Qual de nós está em condições de repetir as nobres palavras de um iniciado filósofo romano que disse: "Onde nós estamos não há morte - onde existe a morte lá não estamos. É a última e a maior dádiva da natureza, porque liberta o homem de todos os entraves e, no pior dos casos, é o fim do banquete que temos gozado".
Nossa atitude perante a morte subentende nossa atitude perante a vida. Os Mistérios mudavam a atitude do homem para com a morte, porquanto alternavam sua conduta de vida. Demonstravam que a morte não é mais do que o anverso da moeda da vida.
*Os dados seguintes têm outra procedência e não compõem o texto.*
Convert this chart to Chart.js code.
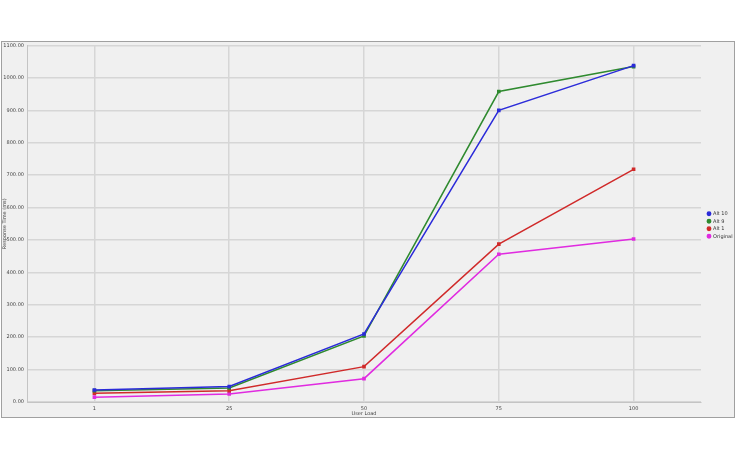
<!DOCTYPE html>
<html>
<head>
<meta charset="utf-8">
<script src="https://cdn.jsdelivr.net/npm/chart.js@4/dist/chart.umd.min.js"></script>
<style>
    body { margin: 0; background: #fff; }
    #frame { position: absolute; left: 1px; top: 41px; width: 732px; height: 375px; border: 1px solid #a0a0a0; background: #f0f0f0; }
</style>
</head>
<body>
<div id="frame"><canvas id="chart" width="732" height="375"></canvas></div>
<script>
    // data
    var userLoad = ['1', '25', '50', '75', '100'];
    var alt10 = [37, 48, 210, 900, 1038];
    var alt9 = [35, 43, 204, 958, 1035];
    var alt1 = [27, 35, 109, 487, 718];
    var original = [15, 25, 72, 456, 503];

    function line(label, data, color) {
        return {
            label: label,
            data: data,
            borderColor: color,
            backgroundColor: color,
            borderWidth: 1.5,
            pointStyle: 'rect',
            pointRadius: 1.5,
            pointHoverRadius: 2,
            tension: 0
        };
    }

    // keep the legend narrow so the plot reaches x=699 like the original
    var legendFix = {
        id: 'legendFix',
        beforeLayout: function(chart) {
            var lg = chart.legend;
            if (lg && !lg._fixed) {
                var fit = lg.fit.bind(lg);
                lg.fit = function() { fit(); this.width = 33; };
                lg._fixed = true;
            }
        },
        afterLayout: function(chart) {
            var lg = chart.legend;
            if (lg) {
                lg.left += 4; lg.right += 4;
                lg.top -= 6; lg.bottom -= 6;
            }
        }
    };

    var ctx = document.getElementById('chart').getContext('2d');
    var chart = new Chart(ctx, {
        type: 'line',
        data: {
            labels: userLoad,
            datasets: [
                line('Alt 10', alt10, '#2b2bd9'),
                line('Alt 9', alt9, '#2f8a2f'),
                line('Alt 1', alt1, '#d02a2a'),
                line('Original', original, '#e02be0')
            ]
        },
        options: {
            responsive: false,
            animation: false,
            layout: { padding: { top: 3, left: 0, right: 0, bottom: 0 } },
            plugins: {
                legend: {
                    position: 'right',
                    labels: {
                        usePointStyle: true,
                        pointStyle: 'circle',
                        boxWidth: 3,
                        boxHeight: 2.4,
                        padding: 2.5,
                        font: { size: 5, family: 'DejaVu Sans' },
                        color: '#333'
                    }
                },
                tooltip: { enabled: false }
            },
            scales: {
                x: {
                    offset: true,
                    grid: { offset: false, color: '#d6d6d6', lineWidth: 1.5, drawTicks: false },
                    border: { color: '#c4c4c4' },
                    ticks: { font: { size: 5, family: 'DejaVu Sans' }, color: '#444', padding: 4, maxRotation: 0 },
                    title: { display: true, text: 'User Load', font: { size: 5, family: 'DejaVu Sans' }, color: '#444', padding: 0 },
                    afterFit: function(s) { s.height = 15; }
                },
                y: {
                    min: 0,
                    max: 1100,
                    grid: { color: '#d6d6d6', lineWidth: 1.5, drawTicks: false },
                    border: { color: '#c4c4c4' },
                    ticks: {
                        stepSize: 100,
                        font: { size: 5, family: 'DejaVu Sans' },
                        color: '#444',
                        padding: 3,
                        callback: function(v) { return v.toFixed(2); }
                    },
                    title: { display: true, text: 'Response Time (ms)', font: { size: 5, family: 'DejaVu Sans' }, color: '#444', padding: 0 },
                    afterFit: function(s) { s.width = 25; s.paddingTop = 0; s.paddingBottom = 0; }
                }
            }
        },
        plugins: [legendFix]
    });
</script>
</body>
</html>
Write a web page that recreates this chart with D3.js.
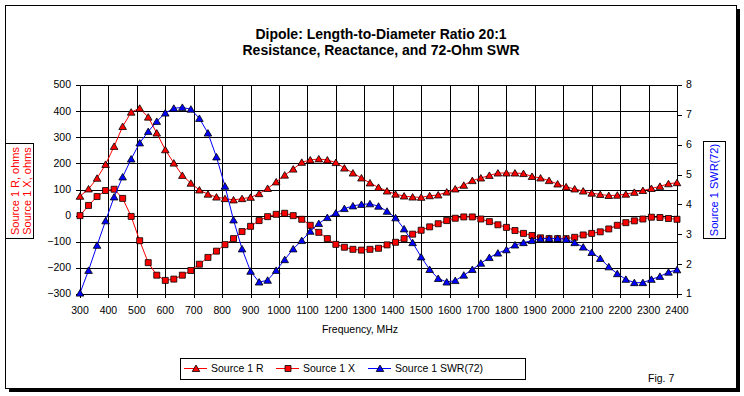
<!DOCTYPE html>
<html>
<head>
<meta charset="utf-8">
<script src="https://cdn.jsdelivr.net/npm/d3@7"></script>
<style>
  html, body { margin: 0; padding: 0; background: #fff; }
  svg { display: block; font-family: Arial, "Liberation Sans", sans-serif; }
</style>
</head>
<body>
<div id="chart"></div>
<script>
// sample frequencies, MHz (30 MHz steps)
const freqs = [
  300, 330, 360, 390, 420, 450, 480, 510, 540, 570, 600, 630, 660, 690, 720,
  750, 780, 810, 840, 870, 900, 930, 960, 990, 1020, 1050, 1080, 1110, 1140, 1170,
  1200, 1230, 1260, 1290, 1320, 1350, 1380, 1410, 1440, 1470, 1500, 1530, 1560, 1590, 1620,
  1650, 1680, 1710, 1740, 1770, 1800, 1830, 1860, 1890, 1920, 1950, 1980, 2010, 2040, 2070,
  2100, 2130, 2160, 2190, 2220, 2250, 2280, 2310, 2340, 2370, 2400
];

// Source 1 R, ohms
const resistance = [
  74, 102, 143, 196, 265, 341, 396, 411, 377, 316, 252, 201, 154, 124, 98,
  82, 71, 65, 60, 65, 70, 84, 104, 129, 155, 178, 204, 213, 217, 213,
  203, 182, 163, 144, 125, 108, 94, 82, 75, 71, 70, 76, 79, 90, 102,
  116, 134, 144, 154, 163, 163, 163, 161, 150, 144, 134, 121, 110, 102, 94,
  86, 81, 77, 78, 82, 89, 96, 104, 112, 122, 126
];

// Source 1 X, ohms
const reactance = [
  0, 39, 73, 96, 101, 66, -3, -96, -180, -228, -248, -243, -228, -210, -186,
  -160, -136, -111, -88, -61, -41, -19, -4, 5, 9, 0, -14, -37, -64, -88,
  -110, -121, -129, -132, -129, -125, -112, -102, -88, -71, -56, -43, -31, -19, -10,
  -5, -5, -13, -23, -35, -45, -57, -68, -76, -85, -88, -88, -88, -83, -74,
  -68, -62, -51, -37, -27, -20, -13, -6, -7, -11, -14
];

// Source 1 SWR(72)
const swr = [
  1.03, 1.79, 2.63, 3.45, 4.25, 4.92, 5.52, 6.06, 6.44, 6.78, 7.06, 7.22, 7.25, 7.19, 6.88,
  6.39, 5.59, 4.61, 3.48, 2.51, 1.76, 1.40, 1.46, 1.79, 2.15, 2.51, 2.79, 3.10, 3.36, 3.56,
  3.71, 3.86, 3.95, 4.00, 4.02, 3.94, 3.77, 3.55, 3.18, 2.72, 2.24, 1.82, 1.52, 1.40, 1.45,
  1.63, 1.82, 2.03, 2.22, 2.37, 2.48, 2.64, 2.72, 2.79, 2.85, 2.86, 2.86, 2.83, 2.72, 2.57,
  2.39, 2.19, 1.91, 1.68, 1.49, 1.38, 1.38, 1.49, 1.59, 1.73, 1.81
];

const freqTicks = [300, 400, 500, 600, 700, 800, 900, 1000, 1100, 1200, 1300, 1400,
  1500, 1600, 1700, 1800, 1900, 2000, 2100, 2200, 2300, 2400];
const ohmTicks = [-300, -200, -100, 0, 100, 200, 300, 400, 500];
const swrTicks = [1, 2, 3, 4, 5, 6, 7, 8];

const titleLines = ['Dipole: Length-to-Diameter Ratio 20:1', 'Resistance, Reactance, and 72-Ohm SWR'];

const RED = '#ff0000';
const BLUE = '#0000ff';

const width = 744;
const height = 396;
const plot = { left: 80, right: 677, top: 85, bottom: 294 };

const x = d3.scaleLinear()
  .domain([300, 2400])
  .range([plot.left, plot.right]);
const yOhm = d3.scaleLinear()
  .domain([-300, 500])
  .range([plot.bottom, plot.top]);
const ySwr = d3.scaleLinear()
  .domain([1, 8])
  .range([plot.bottom, plot.top]);

const crisp = v => Math.round(v) + 0.5;

const trianglePath = 'M0,-3.5L3.8,3L-3.8,3Z';
const squarePath = 'M-3,-3H3V3H-3Z';

const series = [
  { label: 'Source 1 R', values: resistance, y: yOhm, color: RED, marker: trianglePath },
  { label: 'Source 1 X', values: reactance, y: yOhm, color: RED, marker: squarePath },
  { label: 'Source 1 SWR(72)', values: swr, y: ySwr, color: BLUE, marker: trianglePath }
];

const svg = d3.select('#chart')
  .append('svg')
  .attr('width', width)
  .attr('height', height);

svg.append('rect')
  .attr('width', width)
  .attr('height', height)
  .attr('fill', '#fff');

// frame with drop shadow
svg.append('rect')
  .attr('x', 9).attr('y', 9)
  .attr('width', 731).attr('height', 383)
  .attr('fill', '#000');
svg.append('rect')
  .attr('x', 5.5).attr('y', 5.5)
  .attr('width', 731).attr('height', 383)
  .attr('fill', '#fff')
  .attr('stroke', '#000');

// title
svg.append('g')
  .selectAll('text')
  .data(titleLines)
  .enter().append('text')
    .attr('x', 381)
    .attr('y', (d, i) => 39 + i * 16)
    .attr('text-anchor', 'middle')
    .style('font-size', '14px')
    .style('font-weight', 'bold')
    .text(d => d);

// grid
const grid = svg.append('g')
  .attr('stroke', '#000')
  .attr('stroke-width', 1);

grid.selectAll('.hgrid')
  .data(ohmTicks)
  .enter().append('line')
    .attr('class', 'hgrid')
    .attr('x1', crisp(plot.left))
    .attr('x2', crisp(plot.right))
    .attr('y1', d => crisp(yOhm(d)))
    .attr('y2', d => crisp(yOhm(d)));

grid.selectAll('.vgrid')
  .data(freqTicks)
  .enter().append('line')
    .attr('class', 'vgrid')
    .attr('x1', d => crisp(x(d)))
    .attr('x2', d => crisp(x(d)))
    .attr('y1', crisp(plot.top))
    .attr('y2', crisp(plot.bottom));

// axes: labels from the generators, tick marks snapped to whole pixels
const tickFont = '10.5px';

const leftAxis = svg.append('g')
  .attr('transform', `translate(${crisp(plot.left) - 0.5},0)`)
  .call(d3.axisLeft(yOhm).tickValues(ohmTicks).tickSize(4).tickSizeOuter(0).tickPadding(5)
    .offset(0));
leftAxis.selectAll('line')
  .attr('y1', d => crisp(yOhm(d)) - yOhm(d)).attr('y2', d => crisp(yOhm(d)) - yOhm(d));

const rightAxis = svg.append('g')
  .attr('transform', `translate(${crisp(plot.right) + 0.5},0)`)
  .call(d3.axisRight(ySwr).tickValues(swrTicks).tickSize(4).tickSizeOuter(0).tickPadding(4)
    .tickFormat(d3.format('d')).offset(0));
rightAxis.selectAll('line')
  .attr('y1', d => crisp(ySwr(d)) - ySwr(d)).attr('y2', d => crisp(ySwr(d)) - ySwr(d));

const bottomAxis = svg.append('g')
  .attr('transform', `translate(0,${crisp(plot.bottom) - 0.5})`)
  .call(d3.axisBottom(x).tickValues(freqTicks).tickSize(4).tickSizeOuter(0).tickPadding(9)
    .tickFormat(d3.format('d')).offset(0));
bottomAxis.selectAll('line')
  .attr('x1', d => crisp(x(d)) - x(d)).attr('x2', d => crisp(x(d)) - x(d));

[leftAxis, rightAxis, bottomAxis].forEach(ax => {
  ax.select('.domain').remove();
  ax.selectAll('line').attr('stroke', '#000');
  ax.selectAll('text')
    .attr('fill', '#000')
    .style('font-size', tickFont)
    .style('font-family', 'Arial, "Liberation Sans", sans-serif');
});

// series lines and markers
const seriesG = svg.selectAll('.series')
  .data(series)
  .enter().append('g')
    .attr('class', 'series');

seriesG.append('path')
  .attr('fill', 'none')
  .attr('stroke', d => d.color)
  .attr('stroke-width', 1)
  .attr('d', s => d3.line()
    .x((v, i) => x(freqs[i]))
    .y(v => s.y(v))(s.values));

seriesG.each(function(s) {
  d3.select(this).selectAll('.marker')
    .data(s.values)
    .enter().append('path')
      .attr('class', 'marker')
      .attr('transform', (v, i) => `translate(${x(freqs[i])},${s.y(v)})`)
      .attr('d', s.marker)
      .attr('fill', s.color)
      .attr('stroke', '#000')
      .attr('stroke-width', 0.8);
});

// axis titles
svg.append('text')
  .attr('x', 360)
  .attr('y', 333)
  .attr('text-anchor', 'middle')
  .style('font-size', '10.5px')
  .text('Frequency, MHz');

svg.append('rect')
  .attr('x', 5.5).attr('y', 143.5)
  .attr('width', 28).attr('height', 95)
  .attr('fill', '#fff')
  .attr('stroke', '#000');

svg.append('g')
  .selectAll('text')
  .data(['Source 1 R, ohms', 'Source 1 X, ohms'])
  .enter().append('text')
    .attr('transform', (d, i) => `translate(${15.5 + i * 12},191) rotate(-90)`)
    .attr('text-anchor', 'middle')
    .attr('dy', '0.35em')
    .attr('fill', RED)
    .style('font-size', '11px')
    .text(d => d);

svg.append('rect')
  .attr('x', 703.5).attr('y', 141.5)
  .attr('width', 22).attr('height', 97)
  .attr('fill', '#fff')
  .attr('stroke', '#000');

svg.append('text')
  .attr('transform', 'translate(714.5,190) rotate(-90)')
  .attr('text-anchor', 'middle')
  .attr('dy', '0.35em')
  .attr('fill', BLUE)
  .style('font-size', '11px')
  .text('Source 1 SWR(72)');

// legend
const legend = svg.append('g');
legend.append('rect')
  .attr('x', 180.5).attr('y', 358.5)
  .attr('width', 345).attr('height', 21)
  .attr('fill', '#fff')
  .attr('stroke', '#000');

const legendX = [184, 276, 368];
const item = legend.selectAll('.item')
  .data(series)
  .enter().append('g')
    .attr('class', 'item')
    .attr('transform', (d, i) => `translate(${legendX[i]},368.5)`);

item.append('line')
  .attr('x1', 0).attr('x2', 23)
  .attr('stroke', d => d.color);
item.append('path')
  .attr('transform', 'translate(12,0)')
  .attr('d', d => d.marker)
  .attr('fill', d => d.color)
  .attr('stroke', '#000')
  .attr('stroke-width', 0.8);
item.append('text')
  .attr('x', 27)
  .attr('dy', '0.36em')
  .style('font-size', '10.5px')
  .text(d => d.label);

svg.append('text')
  .attr('x', 648)
  .attr('y', 382)
  .style('font-size', '10.5px')
  .text('Fig. 7');
</script>
</body>
</html>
As investigações científicas, psíquicas e psicológicas estão mudando a atitude do mundo ocidental que, antes, considerava certos assuntos como irracionais e tolos. Essas pesquisas estão libertando as idéias dos antigos do desmerecido desdém em que jaziam, enquanto os outros conceitos mais jovens apareciam e desenvolviam sua virilidade pujante. Estamos começando a perceber quão sadias eram as idéias aparentemente insanas dos antigos. A prova da existência das forças imateriais sobressaltou nossa era agnóstica. Nossas sumidades científicas e os grandes pensadores estão se unindo às fileiras dos que crêem que a vida tem uma base espiritual. E o que eles estão pensando hoje, amanhã pensarão as massas. Começamos e, talvez com razão, depois de totalmente descrentes, a ser crentes fervorosos.
A primeira grande mensagem dos antigos Mistérios - NÃO EXISTE A MORTE - ainda que seja sempre susceptível de prova pessoal da experiência para poucos, está destinada a ser difundida para o mundo inteiro.